Dear Editor,

I read with great interest and pleasure the excellent overview of the most common methods currently used to monitor the microcirculation by De Backer and colleagues [1]. The expertise of this group of authors with most of the methods described in their review of innumerable original publications was clearly evident. However, the section on reflectance spectroscopy is rather short, suggesting that they may lack in-depth practical experience with that specific method. In particular, the last sentence on recent developments in the technique is incorrect and needs to be explained more specifically.

The first device using reflectance spectroscopy (EMPHO) was limited to perpendicular probes for mucosa measurements and was based on spectrophotometry only. Nevertheless, it has been used in numerous experimental and clinical studies performed by our group for assessing the effects of various factors and agents, such as positive airway pressure, intraabdominal pressure, hypercapnia, cardiopulmonary bypass, vasoactive drugs and anaesthetics, on the splanchnic microcirculation [for references, see the Electronic Supplementary Material (ESM)].

The latest development using reflectance spectroscopy is incorporated in the O2C (oxygen to see) device (Lea, Giessen, Germany). The technology of the O2C device is based on two physical principles: reflection spectroscopy and the laser Doppler technique. Compared to the EMPHO device, the O2C instrument integrates both techniques in a much smaller device because the rotating filter wheel has been replaced by a CCD-spectrometer and the xenon high-pressure lamp by a small light source optimised for fibre optics.
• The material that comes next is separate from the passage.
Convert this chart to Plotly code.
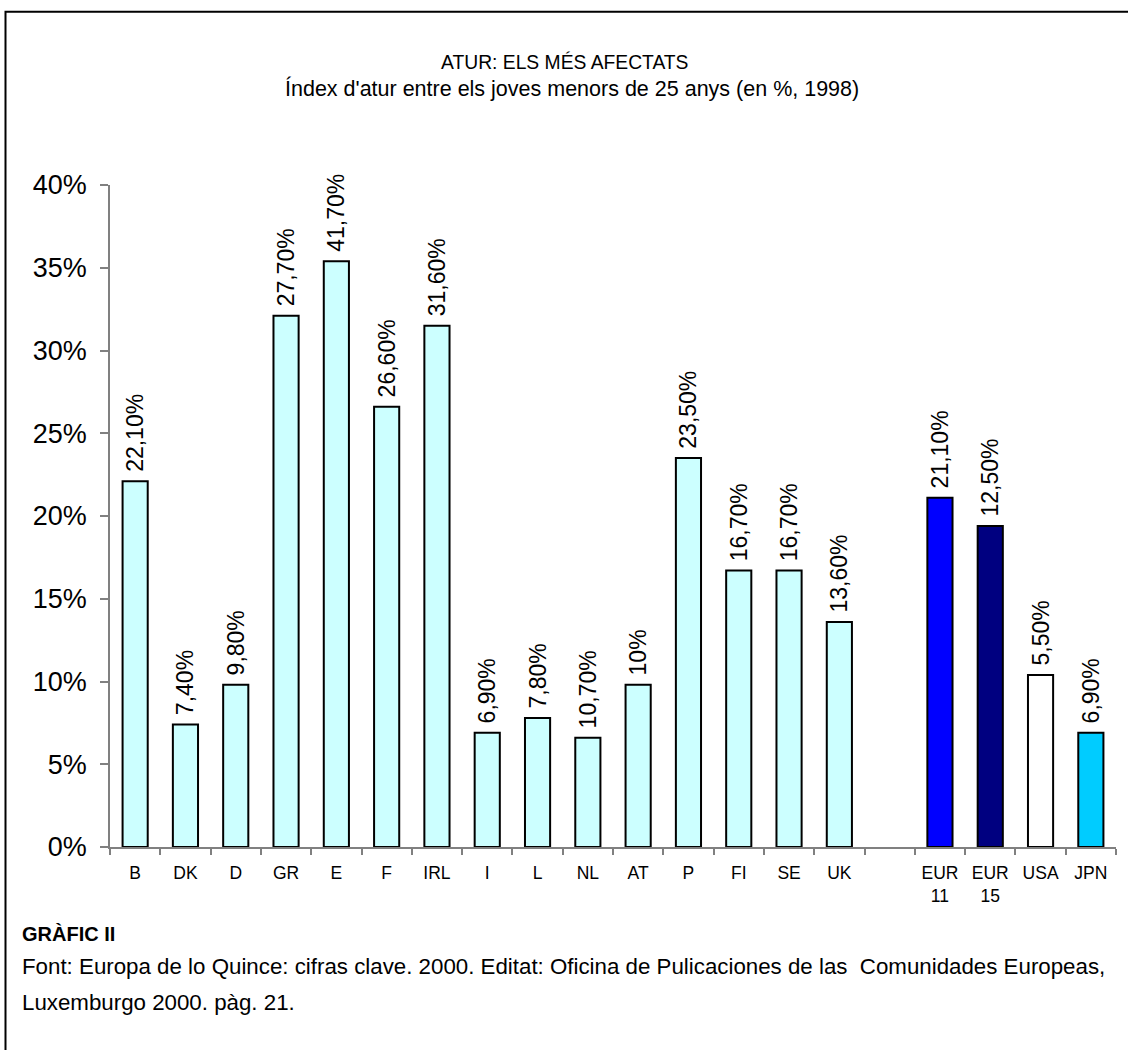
import plotly.graph_objects as go

# ---------------- data ----------------
categories = ["B", "DK", "D", "GR", "E", "F", "IRL", "I", "L", "NL", "AT", "P",
              "FI", "SE", "UK", " ", "EUR<br>11", "EUR<br>15", "USA", "JPN"]
bar_values = [22.1, 7.4, 9.8, 32.1, 35.4, 26.6, 31.5, 6.9, 7.8, 6.6, 9.8, 23.5,
              16.7, 16.7, 13.6, None, 21.1, 19.4, 10.4, 6.9]
value_labels = ["22,10%", "7,40%", "9,80%", "27,70%", "41,70%", "26,60%", "31,60%",
                "6,90%", "7,80%", "10,70%", "10%", "23,50%", "16,70%", "16,70%",
                "13,60%", "", "21,10%", "12,50%", "5,50%", "6,90%"]
y_ticks = [0, 5, 10, 15, 20, 25, 30, 35, 40]

title_text = "ATUR: ELS MÉS AFECTATS"
subtitle_text = "Índex d'atur entre els joves menors de 25 anys (en %, 1998)"
caption_title = "GRÀFIC II"
source_line1 = ("Font: Europa de lo Quince: cifras clave. 2000. Editat: Oficina de "
                "Pulicaciones de las  Comunidades Europeas,")
source_line2 = "Luxemburgo 2000. pàg. 21."

# ---------------- style ----------------
LIGHT = "#CCFFFF"
bar_colors = [LIGHT] * 15 + ["white", "#0000FF", "#000080", "#FFFFFF", "#00CCFF"]
FONT = "Arial, 'Liberation Sans', sans-serif"
AXIS_GREY = "#808080"

W, H = 1128, 1050
PL, PR, PT, PB = 110, 1116, 185, 847.5   # plot area in pixels


def px_x(x):
    return (x - PL) / (PR - PL)


def px_y(y):
    return (PB - y) / (PB - PT)


# small non-breaking gap between bar top and its rotated label
shown_labels = [("\u00a0" + t) if t else "" for t in value_labels]

fig = go.Figure()
fig.add_trace(go.Bar(
    x=categories,
    y=bar_values,
    text=shown_labels,
    textposition="outside",
    textangle=-90,
    constraintext="none",
    cliponaxis=False,
    textfont=dict(family=FONT, size=23, color="black"),
    marker=dict(color=bar_colors, line=dict(color="black", width=2)),
    hoverinfo="skip",
))

fig.update_layout(
    width=W, height=H,
    margin=dict(l=PL, r=W - PR, t=PT, b=H - PB, pad=0),
    paper_bgcolor="white", plot_bgcolor="white",
    bargap=0.5,
    showlegend=False,
    font=dict(family=FONT, color="black"),
)

fig.update_xaxes(
    type="category",
    categoryorder="array", categoryarray=categories,
    showline=True, linecolor=AXIS_GREY, linewidth=1.5,
    ticks="outside", tickson="boundaries", ticklen=6, tickcolor=AXIS_GREY, tickwidth=1.5,
    tickfont=dict(family=FONT, size=17.5, color="black"),
    showgrid=False, zeroline=False,
    ticklabelstandoff=9,
)
fig.update_yaxes(
    range=[0, 40],
    tickvals=y_ticks,
    ticktext=[f"{v}%" for v in y_ticks],
    showline=True, linecolor=AXIS_GREY, linewidth=1.5,
    ticks="outside", ticklen=8, tickcolor=AXIS_GREY, tickwidth=1.5,
    tickfont=dict(family=FONT, size=27, color="black"),
    showgrid=False, zeroline=False,
    ticklabelstandoff=8,
)

annots = [
    dict(text=title_text, x=px_x(564), y=px_y(62), size=19.3, anchor="center"),
    dict(text=subtitle_text, x=px_x(572), y=px_y(88), size=21.5, anchor="center"),
    dict(text="<b>" + caption_title + "</b>", x=px_x(20), y=px_y(935), size=20, anchor="left"),
    dict(text=source_line1, x=px_x(20), y=px_y(967), size=22.3, anchor="left"),
    dict(text=source_line2, x=px_x(20), y=px_y(1003), size=22.3, anchor="left"),
]
for a in annots:
    fig.add_annotation(
        text=a["text"], xref="paper", yref="paper", x=a["x"], y=a["y"],
        xanchor=a["anchor"], yanchor="middle", showarrow=False,
        font=dict(family=FONT, size=a["size"], color="black"),
    )

# outer frame (right and bottom edges fall outside the picture)
fig.add_shape(type="rect", xref="paper", yref="paper",
              x0=px_x(5.5), y0=px_y(1060), x1=px_x(1140), y1=px_y(11.5),
              line=dict(color="black", width=2), fillcolor="rgba(0,0,0,0)", layer="below")

fig.write_html("out.html", config={"displayModeBar": False},
               post_script="document.body.style.margin='0';")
Specific probes are used to introduce white light (wavelengths 500–800 nm) and laser light (wavelength 830 nm) simultaneously into the tissue. A part of the light spectrum is absorbed when the white light interacts with the erythrocytes, and this absorbed portion assumes the colour of the haemoglobin as a measure of its oxygen saturation. The laser light experiences a frequency displacement due to the moving erythrocytes (the so-called Doppler Shift), and this displacement is a measure of their velocity. The sum of all erythrocytes and their velocity is a measure of blood flow (volume flow) in the complex network of capillaries.

With this device the following parameters can be measured simultaneously in tissue:

  • the oxygen saturation of haemoglobin (μHbO2) at the venous end of the capillaries (the so-called “last meadow”);

  • the regional amount of haemoglobin (rHb) in the micro-blood vessels as a measure of its blood volume and for capillary density;

  • the velocity of the blood in microcirculation;

  • the flow of blood in the microcirculation.

The main advantage of this technology when assessing microvascular blood flow is that this combination of parameters allows the determination of regional oxygen consumption (rVO2) in the tissue as a direct measure of tissue viability. The metabolism may be a more important parameter than the heterogeneity of perfusion, which is considered to be a key to monitor sepsis (for details, see ESM).

The method has been used clinically to assess the microvascular response in patients with septic shock [2], to monitor the effects of extreme anaemia [3] or flap viability [4] and to predict wound healing in burn injury [5].

In conclusion, the combination of reflection spectroscopy and laser Doppler (O2C) may offer a useful enlargement of the diagnostic tools available to the clinician for assessing microvascular blood flow and tissue oxygen consumption.